> **DATA**
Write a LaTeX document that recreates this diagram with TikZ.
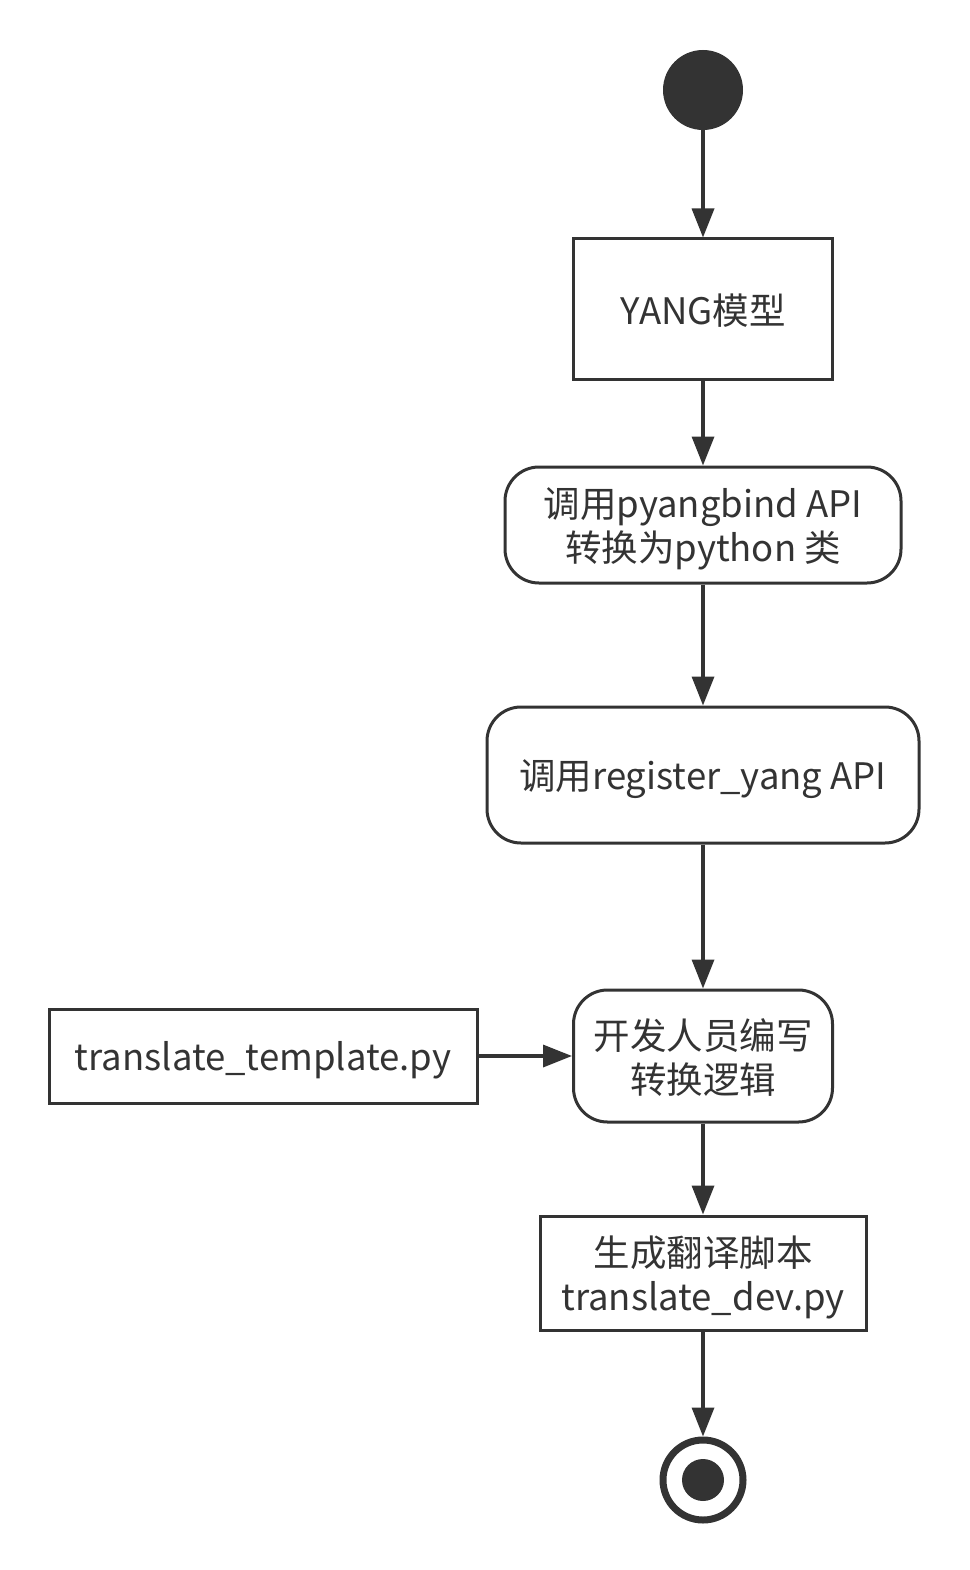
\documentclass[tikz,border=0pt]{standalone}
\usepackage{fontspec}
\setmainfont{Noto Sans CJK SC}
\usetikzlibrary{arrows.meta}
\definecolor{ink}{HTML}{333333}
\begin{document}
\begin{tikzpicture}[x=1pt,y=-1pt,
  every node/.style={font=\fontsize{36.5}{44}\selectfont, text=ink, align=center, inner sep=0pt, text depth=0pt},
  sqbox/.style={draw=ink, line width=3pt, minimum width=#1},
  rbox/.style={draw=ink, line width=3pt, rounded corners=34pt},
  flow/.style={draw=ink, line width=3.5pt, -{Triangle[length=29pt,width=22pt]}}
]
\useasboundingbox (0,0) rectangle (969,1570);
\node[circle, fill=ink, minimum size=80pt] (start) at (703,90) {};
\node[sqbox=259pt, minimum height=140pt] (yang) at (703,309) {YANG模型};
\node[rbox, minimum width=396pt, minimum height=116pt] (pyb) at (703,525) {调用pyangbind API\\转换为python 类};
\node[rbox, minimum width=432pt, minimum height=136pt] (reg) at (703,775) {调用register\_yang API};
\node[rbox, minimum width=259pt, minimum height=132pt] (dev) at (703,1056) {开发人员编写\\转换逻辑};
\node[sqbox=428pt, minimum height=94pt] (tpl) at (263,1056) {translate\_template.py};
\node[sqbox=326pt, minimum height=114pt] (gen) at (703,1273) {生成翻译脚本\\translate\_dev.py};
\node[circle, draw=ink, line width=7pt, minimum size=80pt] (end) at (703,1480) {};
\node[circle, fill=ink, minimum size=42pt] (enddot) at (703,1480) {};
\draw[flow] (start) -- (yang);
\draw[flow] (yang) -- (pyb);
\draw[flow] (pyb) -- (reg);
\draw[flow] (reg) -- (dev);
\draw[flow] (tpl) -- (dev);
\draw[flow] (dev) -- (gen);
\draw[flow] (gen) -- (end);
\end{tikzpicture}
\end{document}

> **PROBLEM STATEMENT**
Write out again every line above exactly as given; the pictures do not belong in the copy.

> **WRITTEN ANSWER**
Write a LaTeX document that recreates this diagram with TikZ.
\documentclass[tikz,border=0pt]{standalone}
\usepackage{fontspec}
\setmainfont{Noto Sans CJK SC}
\usetikzlibrary{arrows.meta}
\definecolor{ink}{HTML}{333333}
\begin{document}
\begin{tikzpicture}[x=1pt,y=-1pt,
  every node/.style={font=\fontsize{36.5}{44}\selectfont, text=ink, align=center, inner sep=0pt, text depth=0pt},
  sqbox/.style={draw=ink, line width=3pt, minimum width=#1},
  rbox/.style={draw=ink, line width=3pt, rounded corners=34pt},
  flow/.style={draw=ink, line width=3.5pt, -{Triangle[length=29pt,width=22pt]}}
]
\useasboundingbox (0,0) rectangle (969,1570);
\node[circle, fill=ink, minimum size=80pt] (start) at (703,90) {};
\node[sqbox=259pt, minimum height=140pt] (yang) at (703,309) {YANG模型};
\node[rbox, minimum width=396pt, minimum height=116pt] (pyb) at (703,525) {调用pyangbind API\\转换为python 类};
\node[rbox, minimum width=432pt, minimum height=136pt] (reg) at (703,775) {调用register\_yang API};
\node[rbox, minimum width=259pt, minimum height=132pt] (dev) at (703,1056) {开发人员编写\\转换逻辑};
\node[sqbox=428pt, minimum height=94pt] (tpl) at (263,1056) {translate\_template.py};
\node[sqbox=326pt, minimum height=114pt] (gen) at (703,1273) {生成翻译脚本\\translate\_dev.py};
\node[circle, draw=ink, line width=7pt, minimum size=80pt] (end) at (703,1480) {};
\node[circle, fill=ink, minimum size=42pt] (enddot) at (703,1480) {};
\draw[flow] (start) -- (yang);
\draw[flow] (yang) -- (pyb);
\draw[flow] (pyb) -- (reg);
\draw[flow] (reg) -- (dev);
\draw[flow] (tpl) -- (dev);
\draw[flow] (dev) -- (gen);
\draw[flow] (gen) -- (end);
\end{tikzpicture}
\end{document}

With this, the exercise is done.